Speculation over future of higher education under Trump runs wild

Betsty DeVos with Donald Trump and Mike Pence
Betsty DeVos with Donald Trump and Mike Pence | a katz/shutterstock.com
With the announcement that Betsy DeVos will be the new secretary of education, those analyzing the future of higher education are speculating what changes might emerge with the Trump presidency.

In a briefing published by Law360, a group from Thompson Coburn, which has a dedicated team that represents higher education institutions and related companies, laid out their thoughts on the future.

Five attorneys authored “Make College Great Again: Higher Education in the Trump Era,” outlining what they expect to happen, even while acknowledging the president-elect said little on policy through the election.

Trump did say federal student loan repayment plans should be more generous, and borrowers should be able to refinance student debt, the authors, Kelly Simon, Kimberly Bousquet, Robert Wallace, Christopher Murray and Aaron Lacey, wrote. Further, he said endowments should be used to help make college more affordable.

The authors noted that, with such a blank slate, Trump’s “most profound impact” will be his pick for secretary of education.

DeVos’ experience and advocacy in her home state of Michigan and beyond has centered on K-12. She is an extremely strong advocate for charter and other types of non-public schools.

This could give the GOP in Congress, particularly those with strong views, power to steer education policy.

“Republicans in Congress have been outspoken in their concerns about regulatory over-reach at the Department of Education during the Obama years,” the Thompson Coburn attorneys said. “Eliminating or modifying those Obama-era priorities will likely be at the top of their priority list.”

Republicans could start the regulatory rollback as early as the lame duck session.
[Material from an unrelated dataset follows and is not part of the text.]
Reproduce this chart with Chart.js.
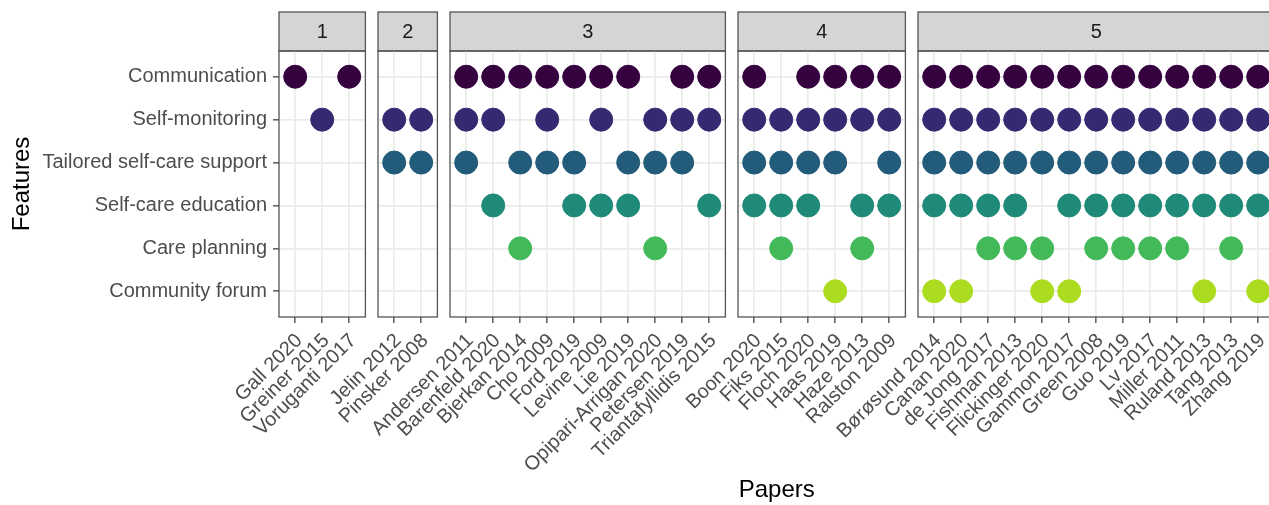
<!DOCTYPE html>
<html><head><meta charset="utf-8">
<script src="https://cdn.jsdelivr.net/npm/chart.js@4"></script>
<style>
html,body{margin:0;padding:0;background:#fff;overflow:hidden;width:1269px;height:505px;}
#wrap{position:relative;width:1269px;height:505px;overflow:hidden;}
#wrap canvas{position:absolute;left:0;top:0;pointer-events:none;}
</style></head><body><div id="wrap"></div>
<script>
// ---- data ----
const features = ['Communication', 'Self-monitoring', 'Tailored self-care support', 'Self-care education', 'Care planning', 'Community forum'];
const panelLabels = ['1', '2', '3', '4', '5'];
const papersPanel1 = ['Gall 2020', 'Greiner 2015', 'Voruganti 2017'];
const papersPanel2 = ['Jelin 2012', 'Pinsker 2008'];
const papersPanel3 = ['Andersen 2011', 'Barenfeld 2020', 'Bjerkan 2014', 'Cho 2009', 'Ford 2019', 'Levine 2009', 'Lie 2019', 'Opipari-Arrigan 2020', 'Petersen 2019', 'Triantafyllidis 2015'];
const papersPanel4 = ['Boon 2020', 'Fiks 2015', 'Floch 2020', 'Haas 2019', 'Haze 2013', 'Ralston 2009'];
const papersPanel5 = ['Børøsund 2014', 'Canan 2020', 'de Jong 2017', 'Fishman 2013', 'Flickinger 2020', 'Gammon 2017', 'Green 2008', 'Guo 2019', 'Lv 2017', 'Miller 2011', 'Ruland 2013', 'Tang 2013', 'Zhang 2019'];

// papers that have each feature
const communication = ['Gall 2020', 'Voruganti 2017',
  'Andersen 2011', 'Barenfeld 2020', 'Bjerkan 2014', 'Cho 2009', 'Ford 2019', 'Levine 2009', 'Lie 2019', 'Petersen 2019', 'Triantafyllidis 2015',
  'Boon 2020', 'Floch 2020', 'Haas 2019', 'Haze 2013', 'Ralston 2009',
  'Børøsund 2014', 'Canan 2020', 'de Jong 2017', 'Fishman 2013', 'Flickinger 2020', 'Gammon 2017', 'Green 2008', 'Guo 2019', 'Lv 2017', 'Miller 2011', 'Ruland 2013', 'Tang 2013', 'Zhang 2019'];
const selfMonitoring = ['Greiner 2015',
  'Jelin 2012', 'Pinsker 2008',
  'Andersen 2011', 'Barenfeld 2020', 'Cho 2009', 'Levine 2009', 'Opipari-Arrigan 2020', 'Petersen 2019', 'Triantafyllidis 2015',
  'Boon 2020', 'Fiks 2015', 'Floch 2020', 'Haas 2019', 'Haze 2013', 'Ralston 2009',
  'Børøsund 2014', 'Canan 2020', 'de Jong 2017', 'Fishman 2013', 'Flickinger 2020', 'Gammon 2017', 'Green 2008', 'Guo 2019', 'Lv 2017', 'Miller 2011', 'Ruland 2013', 'Tang 2013', 'Zhang 2019'];
const tailoredSupport = ['Jelin 2012', 'Pinsker 2008',
  'Andersen 2011', 'Bjerkan 2014', 'Cho 2009', 'Ford 2019', 'Lie 2019', 'Opipari-Arrigan 2020', 'Petersen 2019',
  'Boon 2020', 'Fiks 2015', 'Floch 2020', 'Haas 2019', 'Ralston 2009',
  'Børøsund 2014', 'Canan 2020', 'de Jong 2017', 'Fishman 2013', 'Flickinger 2020', 'Gammon 2017', 'Green 2008', 'Guo 2019', 'Lv 2017', 'Miller 2011', 'Ruland 2013', 'Tang 2013', 'Zhang 2019'];
const selfCareEducation = ['Barenfeld 2020', 'Ford 2019', 'Levine 2009', 'Lie 2019', 'Triantafyllidis 2015',
  'Boon 2020', 'Fiks 2015', 'Floch 2020', 'Haze 2013', 'Ralston 2009',
  'Børøsund 2014', 'Canan 2020', 'de Jong 2017', 'Fishman 2013', 'Gammon 2017', 'Green 2008', 'Guo 2019', 'Lv 2017', 'Miller 2011', 'Ruland 2013', 'Tang 2013', 'Zhang 2019'];
const carePlanning = ['Bjerkan 2014', 'Opipari-Arrigan 2020',
  'Fiks 2015', 'Haze 2013',
  'de Jong 2017', 'Fishman 2013', 'Flickinger 2020', 'Green 2008', 'Guo 2019', 'Lv 2017', 'Miller 2011', 'Tang 2013'];
const communityForum = ['Haas 2019',
  'Børøsund 2014', 'Canan 2020', 'Flickinger 2020', 'Gammon 2017', 'Ruland 2013', 'Zhang 2019'];

// ---- styles / layout ----
const featureColors = ['#35013f', '#342a72', '#235b7a', '#1f8a77', '#44b95a', '#acdc1f'];
const panels = [papersPanel1, papersPanel2, papersPanel3, papersPanel4, papersPanel5];
const featureLists = [communication, selfMonitoring, tailoredSupport, selfCareEducation, carePlanning, communityForum];
const FONT = "'Liberation Sans', Arial, Helvetica, sans-serif";
const W = 1290, H = 505;
const unit = 27, gap = 12.6, firstLeft = 279, stripTop = 12, areaTop = 51, areaBottom = 317;

const lefts = [];
let cur = firstLeft;
panels.forEach(p => { lefts.push(cur); cur += (p.length + 0.2) * unit + gap; });
const rights = panels.map((p, i) => lefts[i] + (p.length + 0.2) * unit);

const wrap = document.getElementById('wrap');

panels.forEach((papers, p) => {
  const canvas = document.createElement('canvas');
  canvas.width = W; canvas.height = H;
  canvas.style.width = W + 'px'; canvas.style.height = H + 'px';
  wrap.appendChild(canvas);

  const datasets = features.map((f, fi) => ({
    label: f,
    data: papers.map((paper, xi) => featureLists[fi].includes(paper) ? {x: xi, y: fi} : null).filter(Boolean),
    backgroundColor: featureColors[fi],
    borderColor: featureColors[fi],
    borderWidth: 1,
    pointRadius: 11.5,
    pointHoverRadius: 11.5
  }));

  const facetPlugin = {
    id: 'facet',
    beforeDraw(chart) {
      const {ctx, chartArea: a} = chart;
      ctx.save();
      ctx.fillStyle = '#d5d5d5';
      ctx.fillRect(a.left, stripTop, a.right - a.left, a.top - stripTop);
      ctx.strokeStyle = '#555555';
      ctx.lineWidth = 1.3;
      ctx.strokeRect(a.left, stripTop, a.right - a.left, a.top - stripTop);
      ctx.fillStyle = '#1a1a1a';
      ctx.font = '20px ' + FONT;
      ctx.textAlign = 'center';
      ctx.textBaseline = 'middle';
      ctx.fillText(panelLabels[p], (a.left + a.right) / 2, (stripTop + a.top) / 2 + 1);
      ctx.restore();
    },
    afterDraw(chart) {
      const {ctx, chartArea: a} = chart;
      ctx.save();
      ctx.strokeStyle = '#555555';
      ctx.lineWidth = 1.3;
      ctx.strokeRect(a.left, a.top, a.right - a.left, a.bottom - a.top);
      if (p === 0) {
        ctx.fillStyle = '#000';
        ctx.font = '24px ' + FONT;
        ctx.textAlign = 'center';
        ctx.textBaseline = 'alphabetic';
        ctx.fillText('Papers', (lefts[0] + rights[rights.length - 1]) / 2, 497);
      }
      ctx.restore();
    }
  };

  new Chart(canvas, {
    type: 'scatter',
    data: {datasets},
    plugins: [facetPlugin],
    options: {
      responsive: false,
      animation: false,
      events: [],
      plugins: {legend: {display: false}, tooltip: {enabled: false}},
      layout: {padding: {left: p === 0 ? 0 : lefts[p], right: W - rights[p], top: areaTop, bottom: 0}},
      scales: {
        x: {
          type: 'linear',
          min: -0.6,
          max: papers.length - 0.4,
          afterBuildTicks: s => { s.ticks = papers.map((_, i) => ({value: i})); },
          afterFit: s => { s.height = H - areaBottom; s.paddingLeft = 0; s.paddingRight = 0; },
          ticks: {
            autoSkip: false, minRotation: 45, maxRotation: 45, padding: 6, labelOffset: 4,
            color: '#4d4d4d', font: {family: FONT, size: 20},
            callback: v => papers[v]
          },
          grid: {color: '#ebebeb', lineWidth: 1.7, tickColor: '#333333', tickWidth: 1.2, tickLength: 6, offset: false},
          border: {display: false}
        },
        y: {
          type: 'linear',
          reverse: true,
          min: -0.6,
          max: features.length - 0.4,
          afterBuildTicks: s => { s.ticks = features.map((_, i) => ({value: i})); },
          afterFit: s => { s.width = p === 0 ? firstLeft : 0; s.paddingTop = 0; s.paddingBottom = 0; },
          ticks: {
            display: p === 0, padding: 6,
            color: '#4d4d4d', font: {family: FONT, size: 20},
            callback: v => features[v]
          },
          grid: {color: '#ebebeb', lineWidth: 1.7, tickColor: '#333333', tickWidth: 1.2, tickLength: 6, drawTicks: p === 0},
          border: {display: false},
          title: {display: p === 0, text: 'Features', color: '#000', font: {family: FONT, size: 24}, padding: {top: 8, bottom: 0}}
        }
      }
    }
  });
});
</script>
</body></html>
At the top of the list are two of the Obama administration's signature education regulations: gainful employment and borrower defense to repayment rules.

These primarily targeted for-profit colleges, many of which the administration argued were delivering sub-standard education to students, leaving them with huge debt and little prospect of getting a job in their field.
Stock prices of the publicly traded, for-profit colleges soared with the news of Trump's election, the authors noted.

Additionally, they speculated that the White House-led multi-agency task force that has been coordinating efforts against for-profit schools will likely cease its work after Trump's inauguration.
  
Gainful employment creates minimum debt-to-income ratios that institutions must meet or else lose access to federal aid. Republicans tried to have the rule scrapped a number of times, but they were blocked by Democrats.

Borrower defense to repayment has only just been introduced. Under the rule, students can apply to have their loans discharged if they can prove misdeeds by their institution. This applies to all colleges.

When under discussion, concern was raised around the overly broad definition of “misrepresentation.”

Attorney Roel Campos, of New York-based Hughes, Hubbard and Reed -- who advises and defends corporate management teams and board, and is a former commissioner with the Securities and Exchange Commission -- fears former students from law school or small liberal arts colleges will take advantage of the expanded definition of misrepresentation.

The new rules effectively eliminate the need to prove intent to deceive students by the college, Campos told Higher Education Tribune.

"It is easy to foresee a situation in which enterprising aggressive plaintiffs and class action lawyers will see an opportunity to assemble a group of law school or small liberal arts college graduates who have found it hard to find a well-paying job,” Campos said.

The GOP could insert a policy rider into a final appropriations bill to defund or delay the rule, according to Thompson Coburn.

Alternatively, both houses of Congress could pass a joint resolution of disapproval of the rule under the seldom-used Congressional Review Act, which President-elect Trump could sign once in office.